I cannot fire a shot until it has locked focus. If I want, I can change that to Release priority, meaning it will absolutely take the shot when I press the button, regardless of whether it's in focus or not. And you may think, why would I want to shoot a picture that's out of focus? Sometimes maybe you're shooting a really fast subject or you're in a quickly changing situation where you're moving around a lot and you don't care about pinpoint-perfect focus; you don't want to miss a moment, even if it's a blurry moment, just because the camera is hunting around. At that time you may want to change to Release priority; most of the time you'll want to stick with Focus priority.
Up here, Continuous-Servo Autofocus, I've got the same options. It defaults to saying I will take a picture anytime you press the button. This is a good setting for Continuous-Servo Autofocus, because since it's constantly tracking focus, odds are it's probably pretty close to being in focus, even if it's not dead on. So you do want it to take a shot whenever you press the button. I can change it so that it will only fire when I have achieved focus--that is, when I get the circle indicator in my viewfinder showing that it has locked focus.

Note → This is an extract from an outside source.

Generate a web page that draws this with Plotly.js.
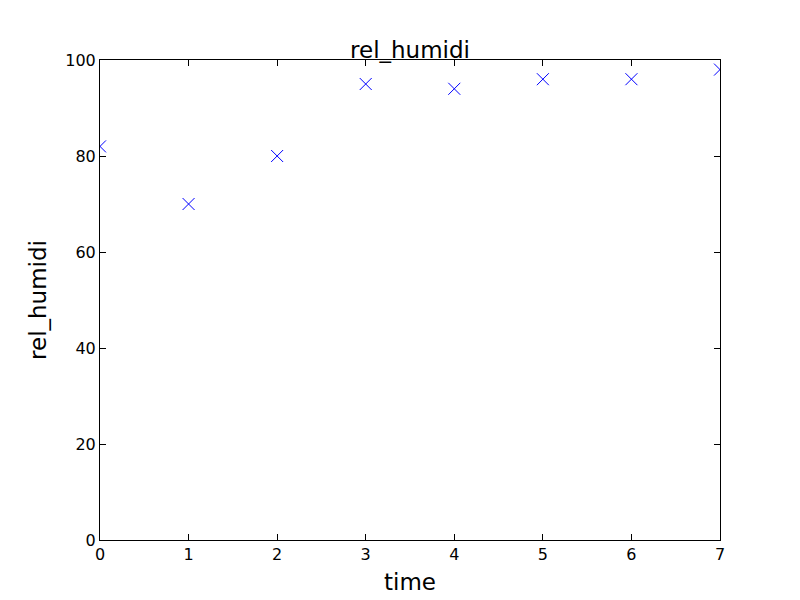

Notice that either of these modes which give priority to focus are going to slow down your continuous shooting. If you're used to fast shooting in Continuous- Servo mode, that's because it's not waiting to achieve focus before it fires the shot. If you choose either of those, you're going to have a harder time knocking off lots of photos in a hurry, because the camera is not going to shoot until it has arrived at good focus. So those are both things to fiddle with if you're finding yourself shooting fast-moving subject matter or in a rapidly changing environment where you're moving a lot and you're missing shots because the camera is hung up on being focused before it will fire.